UW-IT: Improving Data Center Efficiency
A significant portion of the power consumed on the UW campus is used to power and cool large-scale computer rooms known as data centers. These data centers house the computer, storage and networks necessary to operate a major enterprise like the University of Washington, all of which must be powered and cooled without interruption 24 hours a day, 365 days a year. Unfortunately, the energy required for these power and cooling functions generates carbon, which is a greenhouse gas detrimental to the atmosphere.
UW-IT’s Data Center Strategy and Operations (DCSO) team is responsible for the operations of the university’s centrally-managed campus data centers. They are committed to reducing the carbon footprints of these facilities while continuing to grow capacity to serve campus customers. This is being done by implementing measures to reduce existing power consumption and slow the growth of future power increases.
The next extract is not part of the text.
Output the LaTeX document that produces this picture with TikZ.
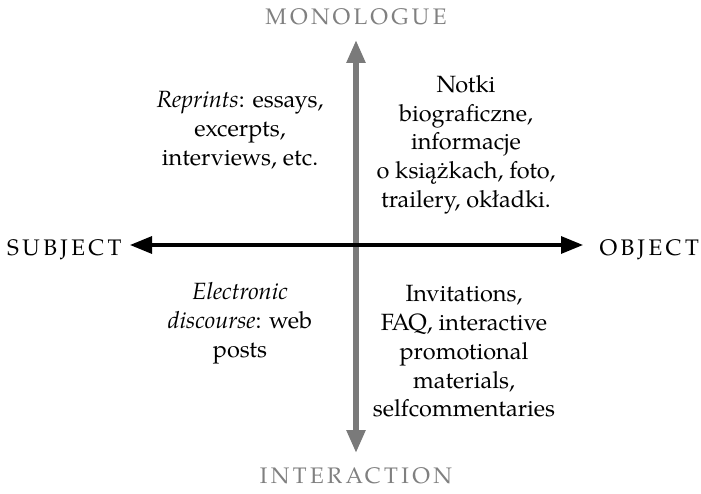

In the 2012 fiscal year, DCSO staff implemented improvements to the operating efficiency of power-consuming equipment at the two large-scale data centers that avoided production of more than 2.9 million pounds of carbon. Despite increasing data center server load during that period by 63%, the operational efficiencies undertaken resulted in only a 0.3% increase in use of power to support that load. Additionally, recent investments into more efficient power equipment have reduced the overall power consumption in the data centers by more than 173,000 kilowatt hours (kWh), which not only cuts carbon production, but saves on the cost of purchasing power from the utility company, Seattle City Light.